Weidmann schließt neuen Schuldenschnitt für Athen nicht aus

Berlin (dpa) - Bundesbank-Präsident Jens Weidmann hat einen weiteren Schuldenschnitt für Griechenland nicht ausgeschlossen. Am Ende werde man einen Forderungsverzicht brauchen, damit Griechenland wieder Zugang zu den Kapitalmärkten bekomme, sagte Weidmann am Freitag in Berlin vor Spitzenmanagern.

Die Frage sei aber, ob man mit einem Schuldenschnitt zum jetzigen Zeitpunkt die richtigen Anreize setze. Weidmann warf die Frage auf, ob es nicht sinnvoll sei, diesen Forderungsverzicht in Aussicht zu stellen, wenn die Reformen auch umgesetzt seien.

Der Internationale Währungsfonds (IWF) pocht auf einen weiteren Schuldenerlass - nun zu Lasten der öffentlichen Geldgeber. Etwa zwei Drittel der griechischen Schulden von mehr als 300 Milliarden Euro entfallen auf sie. Im Frühjahr hatten bereits die privaten Geldgeber auf Forderungen verzichtet. Die Bundesregierung lehnt einen Schuldenschnitt mit der Begründung ab, er sei rechtlich nicht durchführbar. Dem deutschen Steuerzahler würde damit erstmals eine Rechnung aus der Eurokrise präsentiert - was der Regierungskoalition im Wahljahr äußert ungelegen kommen dürfte.

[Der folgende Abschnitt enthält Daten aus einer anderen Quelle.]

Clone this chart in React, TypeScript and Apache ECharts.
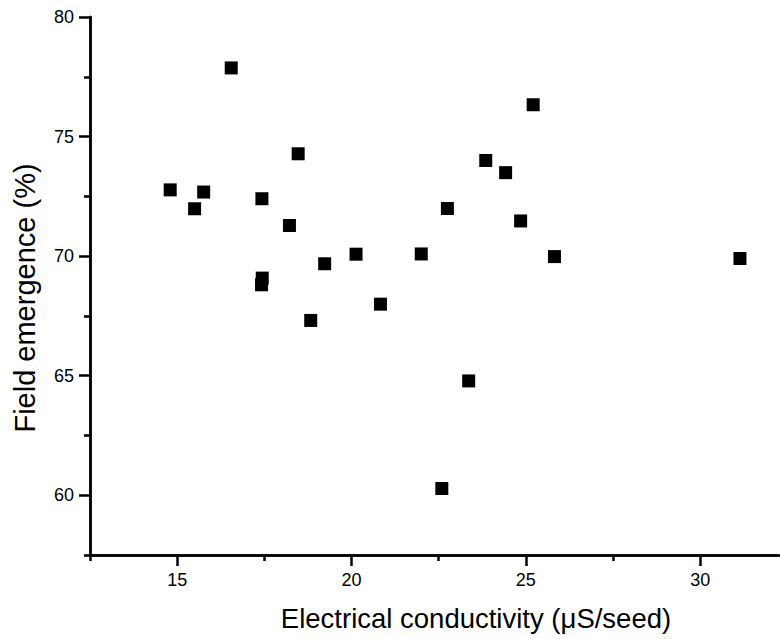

„Der Schuldenschnitt löst ja die Probleme noch nicht“, betonte Weidmann. Wenn man heute auf Forderungen verzichte und Athen Schulden erlasse, Haushalt und Defizit aber nicht tragfähig seien, werde man in zehn Jahren in der gleichen Situation sein wie heute.

Beim Führungstreffen Wirtschaft der „Süddeutschen Zeitung“ warf Weidmann der Politik vor, in der Schuldenkrise zu viel Verantwortung auf die Notenbank abzuwälzen: „Man sollte darauf achten, dass jeder das erfüllt, wozu er auch in der Lage ist.“ Der von den Euro-Staaten geschaffene Rettungsfonds ESM sei derjenige, der bisher nicht gehandelt habe, obwohl er dazu demokratisch legitimiert sei. Gleichzeitig sei der Eindruck vermittelt worden, dass die Europäische Zentralbank (EZB) die einzig handlungsfähige Institution in der Eurokrise sei.

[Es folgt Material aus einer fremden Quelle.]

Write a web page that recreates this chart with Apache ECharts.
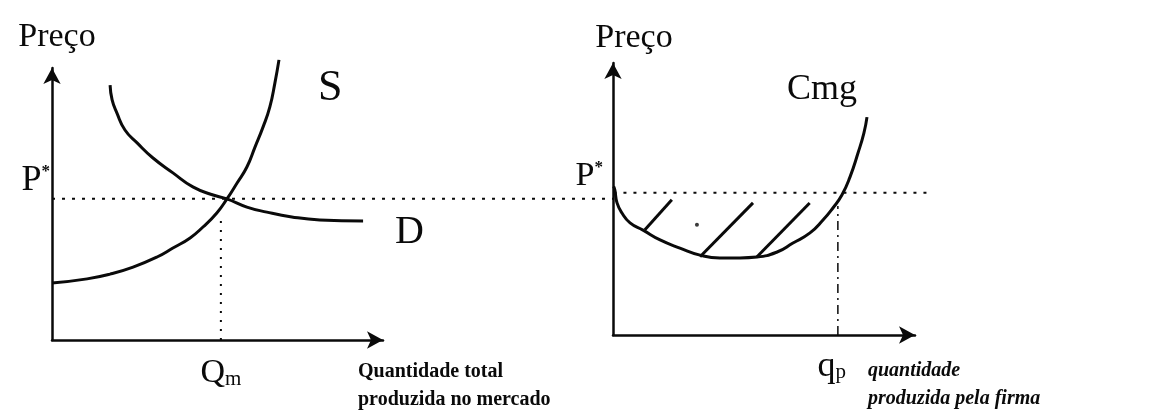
<!DOCTYPE html>
<html>
<head>
<meta charset="utf-8">
<script src="https://cdn.jsdelivr.net/npm/echarts@6/dist/echarts.min.js"></script>
<style>
  html, body { margin: 0; padding: 0; background: #fff; }
  #chart { width: 1175px; height: 417px; }
</style>
</head>
<body>
<div id="chart"></div>
<script>
// mercado (left panel)
const supplyPts = [[0, 2.03], [1.04, 2.18], [1.72, 2.35], [2.40, 2.60], [3.11, 2.96], [3.58, 3.28], [4.09, 3.64], [4.47, 4.03], [4.88, 4.53], [5.18, 5.03], [5.48, 5.60], [5.77, 6.17], [6.01, 6.88], [6.25, 7.60], [6.45, 8.31], [6.60, 9.17], [6.72, 9.99]]
const demandPts = [[1.72, 9.09], [1.78, 8.56], [1.92, 8.10], [2.16, 7.49], [2.52, 7.03], [2.99, 6.49], [3.58, 5.96], [4.17, 5.46], [4.77, 5.17], [5.18, 5.03], [5.77, 4.74], [6.36, 4.56], [7.10, 4.39], [7.93, 4.28], [9.21, 4.24]]
const pStarMarket = 5.04
const qm = 5.0
const qmTop = 4.4

// firma (right panel)
const cmgPts = [[0.02, 5.3], [0.06, 5.17], [0.13, 4.71], [0.29, 4.35], [0.55, 4.00], [0.97, 3.74], [1.52, 3.39], [2.16, 3.10], [2.81, 2.85], [3.45, 2.75], [4.10, 2.75], [4.65, 2.78], [5.30, 2.96], [5.81, 3.28], [6.36, 3.64], [6.78, 4.10], [7.10, 4.53], [7.39, 4.99], [7.65, 5.63], [7.91, 6.49], [8.10, 7.20], [8.20, 7.77]]
const pStarFirm = 5.07
const qp = 7.26
const qpTop = 4.6
const hatches = [
  [[1.03, 3.75], [1.90, 4.82]],
  [[2.81, 2.79], [4.52, 4.71]],
  [[4.65, 2.79], [6.35, 4.71]]
]
const strayDot = [[2.71, 3.93]]

// P* dotted line across both panels (overlay units)
const pStarGuideMarket = [[0, 5.04], [16.6, 5.04]]
const pStarGuideFirm = [[16.6, 5.25], [25.9, 5.25]]

const FONT = 'Liberation Serif'
const INK = '#0a0a0a'

const chart = echarts.init(document.getElementById('chart'), null, { renderer: 'canvas' })

const axisLine = { show: true, symbol: ['none', 'arrow'], symbolSize: [13, 16], lineStyle: { color: INK, width: 2.5 } }

function xAxisFor(grid, max, labelVal, labelRich, name, nameGap, nameStyle) {
  return {
    type: 'value', gridIndex: grid, min: 0, max,
    axisLine, axisTick: { show: false }, splitLine: { show: false },
    axisLabel: {
      customValues: [labelVal], margin: 16, color: INK,
      formatter: () => labelRich.text, rich: labelRich.rich
    },
    name, nameLocation: 'end', nameGap,
    nameTextStyle: nameStyle
  }
}

function yAxisFor(grid, max, pVal, pSize, margin, padLeft, nameGap) {
  return {
    type: 'value', gridIndex: grid, min: 0, max,
    axisLine, axisTick: { show: false }, splitLine: { show: false },
    axisLabel: {
      customValues: [pVal], margin, color: INK, verticalAlign: 'bottom',
      formatter: () => '{p|P}{s|*}',
      rich: {
        p: { fontFamily: FONT, fontSize: pSize, lineHeight: pSize, color: INK },
        s: { fontFamily: FONT, fontSize: 17, fontWeight: 'bold', verticalAlign: 'top', color: INK }
      }
    },
    name: 'Preço', nameLocation: 'end', nameGap,
    nameTextStyle: { fontFamily: FONT, fontSize: 34, color: INK, padding: [0, 0, 0, padLeft] }
  }
}

const curve = (name, grid, data, label, offset, size) => ({
  name, type: 'line', xAxisIndex: grid, yAxisIndex: grid, data,
  smooth: 0.5, showSymbol: false, clip: false,
  lineStyle: { color: INK, width: 3 },
  endLabel: {
    show: true, formatter: label, align: 'left', verticalAlign: 'middle', distance: 0,
    offset, fontFamily: FONT, fontSize: size, color: INK
  }
})

const guide = (grid, data, type, width) => ({
  type: 'line', xAxisIndex: grid, yAxisIndex: grid, data,
  showSymbol: false, clip: false, silent: true,
  lineStyle: { color: INK, width, type }
})

const hidden = { show: false }

chart.setOption({
  animation: false,
  backgroundColor: '#fff',
  grid: [
    { left: 52, top: 68, width: 331, height: 272 },
    { left: 613, top: 63, width: 302, height: 272 },
    { left: 52, top: 68, width: 876, height: 272 }
  ],
  xAxis: [
    xAxisFor(0, 9.8, qm, {
      text: '{q|Q}{m|m}',
      rich: { q: { fontFamily: FONT, fontSize: 34, lineHeight: 34, color: INK }, m: { fontFamily: FONT, fontSize: 21, verticalAlign: 'bottom', color: INK } }
    }, 'Quantidade total\nproduzida no mercado', -25,
    { fontFamily: FONT, fontSize: 20, fontWeight: 'bold', lineHeight: 28, color: INK, align: 'left', verticalAlign: 'top', padding: [18, 0, 0, 0] }),
    xAxisFor(1, 9.75, qp, {
      text: '{q|q}{m|p}',
      rich: { q: { fontFamily: FONT, fontSize: 36, lineHeight: 32, color: INK }, m: { fontFamily: FONT, fontSize: 21, verticalAlign: 'bottom', padding: [0, 12, 0, 0], color: INK } }
    }, 'quantidade\nproduzida pela firma', -47,
    { fontFamily: FONT, fontSize: 20, fontStyle: 'italic', fontWeight: 'bold', lineHeight: 28, color: INK, align: 'left', verticalAlign: 'top', padding: [22, 0, 0, 0] }),
    { type: 'value', gridIndex: 2, min: 0, max: 25.9, show: false, splitLine: hidden }
  ],
  yAxis: [
    yAxisFor(0, 9.7, pStarMarket, 36, 2, 10, 14),
    yAxisFor(1, 9.7, pStarFirm, 34, 10, 42, 8),
    { type: 'value', gridIndex: 2, min: 0, max: 9.7, show: false, splitLine: hidden }
  ],
  series: [
    guide(2, pStarGuideMarket, [3, 7], 2),
    guide(2, pStarGuideFirm, [3, 7], 2),
    guide(0, [[qm, 0], [qm, qmTop]], [2, 7], 2),
    guide(1, [[qp, 0], [qp, qpTop]], [9, 5, 2, 5], 1.5),
    curve('S', 0, supplyPts, 'S', [39, 29], 44),
    curve('D', 0, demandPts, 'D', [32, 11], 40),
    curve('Cmg', 1, cmgPts, 'Cmg', [-80, -28], 36),
    {
      type: 'lines', coordinateSystem: 'cartesian2d', xAxisIndex: 1, yAxisIndex: 1,
      data: hatches.map(c => ({ coords: c })),
      lineStyle: { color: INK, width: 3, opacity: 1, curveness: 0 }
    },
    {
      type: 'scatter', xAxisIndex: 1, yAxisIndex: 1, data: strayDot,
      symbolSize: 4, itemStyle: { color: INK }
    }
  ]
})
</script>
</body>
</html>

„Diese Einschätzung teile ich nicht. Und ich finde sie auch als Notenbankchef und als Staatsbürger bedenklich“, sagte Weidmann. Damit würden immer mehr Entscheidungen auf Institutionen verlagert, die dazu demokratisch nicht legitimiert seien.

Weidmann hat mehrfach das Vorgehen der EZB kritisiert. Dabei geht es um die Ankündigung der Zentralbank, notfalls unbegrenzt Staatsanleihen von Krisenländern über die Börse aufzukaufen - wenn Staaten im Gegenzug unter den Rettungsschirm schlüpfen und sich Reformprogrammen unterwerfen.

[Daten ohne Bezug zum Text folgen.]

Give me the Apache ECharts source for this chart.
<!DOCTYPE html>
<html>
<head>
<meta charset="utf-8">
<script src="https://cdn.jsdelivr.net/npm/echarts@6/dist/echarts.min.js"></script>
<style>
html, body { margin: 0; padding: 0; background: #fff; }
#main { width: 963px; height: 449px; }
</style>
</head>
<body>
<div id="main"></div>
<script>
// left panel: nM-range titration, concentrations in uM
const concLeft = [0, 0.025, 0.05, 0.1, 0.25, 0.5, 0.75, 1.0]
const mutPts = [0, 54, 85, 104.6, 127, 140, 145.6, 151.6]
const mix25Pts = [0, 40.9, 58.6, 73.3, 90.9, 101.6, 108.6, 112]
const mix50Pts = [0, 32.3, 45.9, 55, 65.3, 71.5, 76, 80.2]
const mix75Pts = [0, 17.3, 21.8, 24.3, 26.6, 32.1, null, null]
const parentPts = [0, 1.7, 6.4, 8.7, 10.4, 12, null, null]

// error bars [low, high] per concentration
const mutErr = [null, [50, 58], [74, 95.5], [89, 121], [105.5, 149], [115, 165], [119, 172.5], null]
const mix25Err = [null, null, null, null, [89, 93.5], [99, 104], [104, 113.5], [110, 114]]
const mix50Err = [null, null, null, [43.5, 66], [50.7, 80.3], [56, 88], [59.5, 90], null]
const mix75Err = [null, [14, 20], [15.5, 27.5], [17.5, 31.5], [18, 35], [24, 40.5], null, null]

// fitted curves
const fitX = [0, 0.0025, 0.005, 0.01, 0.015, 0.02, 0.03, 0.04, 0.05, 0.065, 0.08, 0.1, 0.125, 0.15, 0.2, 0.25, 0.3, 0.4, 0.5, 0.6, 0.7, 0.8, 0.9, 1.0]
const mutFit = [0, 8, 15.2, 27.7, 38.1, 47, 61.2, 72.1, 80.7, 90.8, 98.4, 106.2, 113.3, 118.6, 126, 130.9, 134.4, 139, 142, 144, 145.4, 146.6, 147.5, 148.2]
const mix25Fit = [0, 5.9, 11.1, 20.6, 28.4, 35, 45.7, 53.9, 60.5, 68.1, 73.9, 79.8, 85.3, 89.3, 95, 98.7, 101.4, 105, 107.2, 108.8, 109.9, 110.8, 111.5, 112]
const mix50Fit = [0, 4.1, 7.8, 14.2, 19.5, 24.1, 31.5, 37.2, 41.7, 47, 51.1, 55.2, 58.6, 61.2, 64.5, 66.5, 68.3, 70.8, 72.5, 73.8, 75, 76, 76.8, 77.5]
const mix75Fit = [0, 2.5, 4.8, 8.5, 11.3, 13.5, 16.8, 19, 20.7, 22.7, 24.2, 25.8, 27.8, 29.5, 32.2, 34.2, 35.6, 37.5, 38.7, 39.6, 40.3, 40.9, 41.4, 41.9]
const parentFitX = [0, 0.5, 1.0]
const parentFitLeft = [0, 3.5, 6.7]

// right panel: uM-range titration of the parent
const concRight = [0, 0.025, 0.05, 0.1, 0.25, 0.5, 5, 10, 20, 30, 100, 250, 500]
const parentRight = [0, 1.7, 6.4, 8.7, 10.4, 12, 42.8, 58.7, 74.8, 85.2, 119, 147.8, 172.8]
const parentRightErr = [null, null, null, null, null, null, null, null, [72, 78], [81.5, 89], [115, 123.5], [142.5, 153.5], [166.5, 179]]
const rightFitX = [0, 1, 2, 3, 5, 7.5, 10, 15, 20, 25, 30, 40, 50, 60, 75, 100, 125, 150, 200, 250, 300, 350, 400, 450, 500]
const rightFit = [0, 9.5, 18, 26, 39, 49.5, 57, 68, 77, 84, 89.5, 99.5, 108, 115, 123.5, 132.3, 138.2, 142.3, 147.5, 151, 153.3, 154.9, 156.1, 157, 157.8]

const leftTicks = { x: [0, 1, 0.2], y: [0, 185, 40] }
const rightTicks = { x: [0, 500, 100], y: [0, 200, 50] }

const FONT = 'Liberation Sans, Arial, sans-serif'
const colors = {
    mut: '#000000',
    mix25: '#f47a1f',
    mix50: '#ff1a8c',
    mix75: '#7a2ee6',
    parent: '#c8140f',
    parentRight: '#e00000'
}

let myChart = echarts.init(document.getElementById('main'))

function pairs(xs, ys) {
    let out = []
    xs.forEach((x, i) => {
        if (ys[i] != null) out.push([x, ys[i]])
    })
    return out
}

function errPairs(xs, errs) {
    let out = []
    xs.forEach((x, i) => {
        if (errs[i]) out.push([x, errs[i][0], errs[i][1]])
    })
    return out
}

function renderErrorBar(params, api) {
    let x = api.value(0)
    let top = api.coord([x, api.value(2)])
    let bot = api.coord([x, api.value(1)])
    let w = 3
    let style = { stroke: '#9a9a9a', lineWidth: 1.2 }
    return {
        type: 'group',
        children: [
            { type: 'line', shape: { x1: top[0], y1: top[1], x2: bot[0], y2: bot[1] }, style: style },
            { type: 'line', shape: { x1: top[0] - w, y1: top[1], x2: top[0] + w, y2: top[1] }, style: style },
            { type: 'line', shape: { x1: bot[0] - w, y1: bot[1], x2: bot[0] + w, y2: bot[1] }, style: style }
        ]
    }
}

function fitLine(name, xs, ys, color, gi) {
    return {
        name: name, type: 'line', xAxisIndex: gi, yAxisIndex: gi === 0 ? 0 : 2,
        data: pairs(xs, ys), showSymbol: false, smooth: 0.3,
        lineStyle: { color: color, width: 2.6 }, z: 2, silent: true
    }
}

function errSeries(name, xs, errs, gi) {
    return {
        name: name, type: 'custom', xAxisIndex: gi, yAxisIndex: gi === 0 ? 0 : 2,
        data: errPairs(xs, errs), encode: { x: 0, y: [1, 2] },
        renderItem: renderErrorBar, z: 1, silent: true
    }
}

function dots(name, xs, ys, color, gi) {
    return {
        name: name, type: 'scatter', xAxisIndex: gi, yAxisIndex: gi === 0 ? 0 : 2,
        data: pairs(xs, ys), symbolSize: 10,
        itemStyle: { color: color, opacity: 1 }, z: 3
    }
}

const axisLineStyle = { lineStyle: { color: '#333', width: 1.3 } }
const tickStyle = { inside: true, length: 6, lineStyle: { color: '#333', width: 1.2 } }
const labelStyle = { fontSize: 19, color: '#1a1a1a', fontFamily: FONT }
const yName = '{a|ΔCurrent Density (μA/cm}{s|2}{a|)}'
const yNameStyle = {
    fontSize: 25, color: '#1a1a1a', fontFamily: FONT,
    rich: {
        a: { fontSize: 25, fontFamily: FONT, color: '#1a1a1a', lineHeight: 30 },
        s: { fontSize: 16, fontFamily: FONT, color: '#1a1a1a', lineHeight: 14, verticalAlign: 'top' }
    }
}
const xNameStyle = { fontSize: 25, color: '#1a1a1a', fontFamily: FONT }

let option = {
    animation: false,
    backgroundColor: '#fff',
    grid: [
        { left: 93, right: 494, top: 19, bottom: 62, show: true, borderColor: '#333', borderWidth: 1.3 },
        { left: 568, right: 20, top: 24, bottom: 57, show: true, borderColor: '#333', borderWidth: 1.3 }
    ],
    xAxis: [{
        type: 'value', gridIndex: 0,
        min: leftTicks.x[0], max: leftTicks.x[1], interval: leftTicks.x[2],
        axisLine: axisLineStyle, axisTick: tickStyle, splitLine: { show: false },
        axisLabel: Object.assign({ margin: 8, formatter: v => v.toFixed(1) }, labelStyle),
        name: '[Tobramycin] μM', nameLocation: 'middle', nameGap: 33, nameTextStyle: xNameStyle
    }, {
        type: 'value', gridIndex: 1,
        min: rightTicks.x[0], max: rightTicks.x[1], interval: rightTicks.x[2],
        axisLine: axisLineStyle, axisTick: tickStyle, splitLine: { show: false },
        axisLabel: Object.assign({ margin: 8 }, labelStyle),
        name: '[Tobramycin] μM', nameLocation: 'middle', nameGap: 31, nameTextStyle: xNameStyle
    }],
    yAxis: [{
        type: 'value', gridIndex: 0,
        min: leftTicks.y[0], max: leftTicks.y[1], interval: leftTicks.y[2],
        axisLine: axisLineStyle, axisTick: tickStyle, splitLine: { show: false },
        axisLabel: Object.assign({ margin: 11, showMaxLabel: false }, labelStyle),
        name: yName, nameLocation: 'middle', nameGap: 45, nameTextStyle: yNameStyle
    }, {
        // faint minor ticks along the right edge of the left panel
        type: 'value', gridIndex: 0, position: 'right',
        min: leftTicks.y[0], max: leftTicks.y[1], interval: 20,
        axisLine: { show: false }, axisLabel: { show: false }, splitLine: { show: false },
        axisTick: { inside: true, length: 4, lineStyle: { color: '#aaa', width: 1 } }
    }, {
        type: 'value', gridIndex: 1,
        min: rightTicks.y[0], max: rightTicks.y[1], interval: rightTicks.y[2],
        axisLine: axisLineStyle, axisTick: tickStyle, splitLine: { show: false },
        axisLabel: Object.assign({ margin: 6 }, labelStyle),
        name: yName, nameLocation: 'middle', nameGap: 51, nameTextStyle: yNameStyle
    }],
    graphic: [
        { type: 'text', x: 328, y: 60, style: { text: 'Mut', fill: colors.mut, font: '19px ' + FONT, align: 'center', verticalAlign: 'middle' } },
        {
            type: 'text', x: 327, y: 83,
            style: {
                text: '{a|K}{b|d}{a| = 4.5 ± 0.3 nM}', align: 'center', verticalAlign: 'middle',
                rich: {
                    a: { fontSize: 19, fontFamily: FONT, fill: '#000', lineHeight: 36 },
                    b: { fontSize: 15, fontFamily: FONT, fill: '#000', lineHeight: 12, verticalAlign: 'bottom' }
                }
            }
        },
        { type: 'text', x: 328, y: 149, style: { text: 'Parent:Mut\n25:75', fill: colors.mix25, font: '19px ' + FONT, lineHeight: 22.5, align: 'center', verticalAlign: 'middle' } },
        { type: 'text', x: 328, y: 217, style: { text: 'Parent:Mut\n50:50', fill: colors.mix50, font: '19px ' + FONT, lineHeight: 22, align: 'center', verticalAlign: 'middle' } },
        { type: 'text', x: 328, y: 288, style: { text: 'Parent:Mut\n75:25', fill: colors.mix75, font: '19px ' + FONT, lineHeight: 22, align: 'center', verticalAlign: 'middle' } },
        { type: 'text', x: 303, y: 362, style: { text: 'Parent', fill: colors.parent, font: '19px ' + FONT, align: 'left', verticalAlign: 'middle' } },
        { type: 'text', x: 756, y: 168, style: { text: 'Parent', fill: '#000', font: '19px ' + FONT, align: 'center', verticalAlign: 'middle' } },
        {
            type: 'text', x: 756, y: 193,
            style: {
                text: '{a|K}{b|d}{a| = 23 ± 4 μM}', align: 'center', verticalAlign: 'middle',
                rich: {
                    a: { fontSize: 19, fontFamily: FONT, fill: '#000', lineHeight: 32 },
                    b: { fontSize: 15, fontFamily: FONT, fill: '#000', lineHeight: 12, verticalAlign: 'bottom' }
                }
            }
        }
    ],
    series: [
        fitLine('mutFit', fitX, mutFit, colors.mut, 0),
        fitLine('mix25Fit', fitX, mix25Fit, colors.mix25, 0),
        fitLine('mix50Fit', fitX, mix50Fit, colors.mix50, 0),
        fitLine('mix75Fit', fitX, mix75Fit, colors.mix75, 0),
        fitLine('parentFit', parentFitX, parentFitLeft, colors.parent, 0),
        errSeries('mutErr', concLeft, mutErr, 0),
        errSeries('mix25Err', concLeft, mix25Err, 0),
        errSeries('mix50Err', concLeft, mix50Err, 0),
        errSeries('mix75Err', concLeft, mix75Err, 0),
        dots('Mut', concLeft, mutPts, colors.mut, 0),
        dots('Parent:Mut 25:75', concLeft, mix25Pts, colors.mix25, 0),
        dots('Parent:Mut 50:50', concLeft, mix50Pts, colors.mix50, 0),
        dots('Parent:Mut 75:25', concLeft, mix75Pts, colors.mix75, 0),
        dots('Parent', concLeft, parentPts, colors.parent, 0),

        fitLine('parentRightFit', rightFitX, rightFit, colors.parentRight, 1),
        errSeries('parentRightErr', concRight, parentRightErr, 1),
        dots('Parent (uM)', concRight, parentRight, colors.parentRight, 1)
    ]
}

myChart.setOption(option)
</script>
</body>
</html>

Aus Sicht Weidmanns steht das Anleihekaufprogramm juristisch auf wackeligen Füßen. Er wolle dem Bundesverfassungsgericht keine Ratschläge geben. „Aber dass wir uns hier in einem Grenzbereich bewegen, ist auch dem juristischen Laien relativ klar. Und dass man die Grenzen des Mandats der Geldpolitik dehnt, ist auch jedem klar, der beobachtet, was passiert.“ Karlsruhe hatte im September grünes Licht für den Euro-Rettungsschirm ESM gegeben, will aber die Rolle der EZB im Hauptverfahren noch näher prüfen.

Inzwischen hat eine deutsche Protestgruppe beim Europäischen Gerichtshof (EuGH) eine Klage gegen die EZB eingereicht, weil das Anleiheprogramm aus ihrer Sicht gegen diese Vorgabe verstößt. Die Bürgerrechtsbewegung Zivile Koalition vertritt die Auffassung, dass das Vorgehen der Notenbank einen unmittelbaren Einfluss auf die Geldwertstabilität im Euroraum ausübt. Das Gericht bestätigte den Eingang der Klage.